# How can I change the startup-folder in terminal?



## ogg (Feb 11, 2003)

hi folks,

another question:
I want to change the startup-folder in osx using the terminal. how can I do that?

thanks for all help, macosx.com I think is the greatest OS X Forum I now...


----------



## gatorparrots (Feb 11, 2003)

You can change your home in NetInfo, which will also change your startup directory in the terminal.

Alternately, you can add a *cd* command to your .*cshrc file or .bashrc file, whichever is applicable to your configuration.

For instance, to default to the root level of your boot hard disk:
echo "cd /" >> ~/.cshrc
Or you can add it manually to the applicable shell initialization file with a text editor of your choice.


----------



## chabig (Feb 11, 2003)

I think he means he wants to change the startup disk in terminal.
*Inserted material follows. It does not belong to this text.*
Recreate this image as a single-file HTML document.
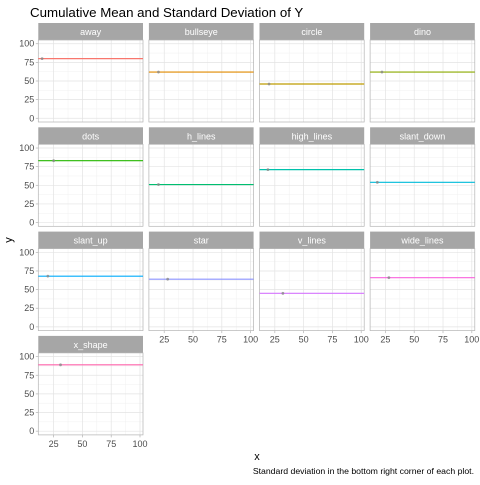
<!DOCTYPE html>
<html><head><meta charset="utf-8"><style>
body{margin:0;background:#fff;width:480px;height:480px;overflow:hidden;font-family:"Liberation Sans",sans-serif}
</style></head><body>
<svg id="chart" width="480" height="480" xmlns="http://www.w3.org/2000/svg" font-family="Liberation Sans, sans-serif">
<text x="30" y="17" font-size="13.3" fill="#000">Cumulative Mean and Standard Deviation of Y</text>
<text x="12" y="240" font-size="11" transform="rotate(-90 12 240)" text-anchor="middle">y</text>
<text x="257" y="460" font-size="11" text-anchor="middle">x</text>
<text x="474" y="474" font-size="8.7" text-anchor="end">Standard deviation in the bottom right corner of each plot.</text>
</svg>
<script>
const categories=["away","bullseye","circle","dino","dots","h_lines","high_lines","slant_down","slant_up","star","v_lines","wide_lines","x_shape"];
const meanValues=[80,62,46,62,83,51,71,54,68,64,45,66,89];
const pointX=[15,20,20,22,25,20,19,18,20,28,32,28,31];
const colors=["#F8766D","#E18A00","#BE9C00","#8CAB00","#24B700","#00BE70","#00C1AB","#00BBDA","#00ACFC","#8B93FF","#D575FE","#F962DD","#FF65AC"];
const xTicks=[25,50,75,100];
const yTicks=[0,25,50,75,100];
const svg=document.getElementById('chart');
const NS='http://www.w3.org/2000/svg';
const X0=11.7,X1=102.6,Y0=-5,Y1=105;
const colL=38.3,colStep=110.6,pw=104.7,rowT=40,rowStep=104.3,ph=82,sh=17;
function mk(t,a,p){const e=document.createElementNS(NS,t);for(const k in a)e.setAttribute(k,a[k]);(p||svg).appendChild(e);return e;}
categories.forEach((c,i)=>{
  const col=i%4,row=Math.floor(i/4);
  const left=colL+col*colStep,top=rowT+row*rowStep;
  const sx=v=>left+(v-X0)/(X1-X0)*pw;
  const sy=v=>top+ph-(v-Y0)/(Y1-Y0)*ph;
  const g=mk('g',{});
  
  
  const strip=mk('rect',{x:left,y:top-sh,width:pw,height:sh,fill:'#A6A6A6'},g);
  
  
  const st=mk('text',{x:left+pw/2,y:top-5,'font-size':9,fill:'#fff','text-anchor':'middle'},g);
  st.textContent=c;
  
  
  [12.5,37.5,62.5,87.5].forEach(v=>{mk('line',{x1:left,x2:left+pw,y1:sy(v),y2:sy(v),stroke:'#f0f0f0','stroke-width':0.5},g);});
  [37.5,62.5,87.5].forEach(v=>{mk('line',{x1:sx(v),x2:sx(v),y1:top,y2:top+ph,stroke:'#f0f0f0','stroke-width':0.5},g);});
  yTicks.forEach(v=>{mk('line',{x1:left,x2:left+pw,y1:sy(v),y2:sy(v),stroke:'#e3e3e3','stroke-width':0.7},g);});
  xTicks.forEach(v=>{mk('line',{x1:sx(v),x2:sx(v),y1:top,y2:top+ph,stroke:'#e3e3e3','stroke-width':0.7},g);});
  mk('rect',{x:left,y:top,width:pw,height:ph,fill:'none',stroke:'#b3b3b3','stroke-width':0.7},g);
  const ln=mk('line',{x1:left,x2:left+pw,y1:sy(meanValues[i]),y2:sy(meanValues[i]),stroke:colors[i],'stroke-width':1.2},g);
  
  
  const pt=mk('circle',{cx:sx(pointX[i]),cy:sy(meanValues[i]),r:1.4,fill:'#888','fill-opacity':0.8},g);
  
  
  if(col===0){yTicks.forEach(v=>{
    mk('line',{x1:left-2.5,x2:left,y1:sy(v),y2:sy(v),stroke:'#b3b3b3','stroke-width':0.7},g);
    const t=mk('text',{x:left-4,y:sy(v)+3,'font-size':9,fill:'#4d4d4d','text-anchor':'end'},g);t.textContent=v;
    
    
  });}
  const last=(row===3)||(row===2&&col>0);
  if(last){xTicks.forEach(v=>{
    mk('line',{x1:sx(v),x2:sx(v),y1:top+ph,y2:top+ph+2.5,stroke:'#b3b3b3','stroke-width':0.7},g);
    const t=mk('text',{x:sx(v),y:top+ph+12,'font-size':9,fill:'#4d4d4d','text-anchor':'middle'},g);t.textContent=v;
    
    
  });}
});
</script>
</body></html>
I don't know how to do that.


----------



## gatorparrots (Feb 11, 2003)

Which is it, ogg? Do you want to change your start directory in the terminal, or do you want to choose your system installation folder via the command line?


----------



## Rhino_G3 (Feb 12, 2003)

the command is called "bless"
You can read the man pages for the details but it should appear something like this...

EXAMPLES
   FOLDER MODE
     To bless a volume with only Mac OS 9:

           bless -folder9 "/Volumes/Mac OS 9/System Folder" -bootBlocks
 To bless a volume with only Mac OS X or Darwin, and create the BootX

 bless -folder "/Volumes/Mac OS X/System/Library/CoreServices" -bootinfo "/Volumes/Mac OS X/usr/standalone/ppc/bootx.bootinfo"

     To set a volume containing both Mac OS 9 and Mac OS X to be the active volume:

bless -folder "/Volumes/Mac OS/System/Library/CoreServices" -folder9 "/Volumes/Mac OS/System Folder" -bootBlocks -setOF


----------



## ogg (Feb 13, 2003)

sorry, i have been away for some time. thanks to all replys, i meaned cheanging via terminal.

thanks to all!


----------



## Rhino_G3 (Feb 13, 2003)

> _Originally posted by ogg _
> *sorry, i have been away for some time. thanks to all replys, i meaned cheanging via terminal.
> 
> thanks to all! *



that's exactly what I posted does..  
It uses the terminal to change the active startup disk


----------



## ogg (Feb 13, 2003)

yeah it runs! thanks a lot!


----------



## Rhino_G3 (Feb 13, 2003)

Awesome,  I'm glad that worked for you.  That command has saved me quite a bit of time in the past.


----------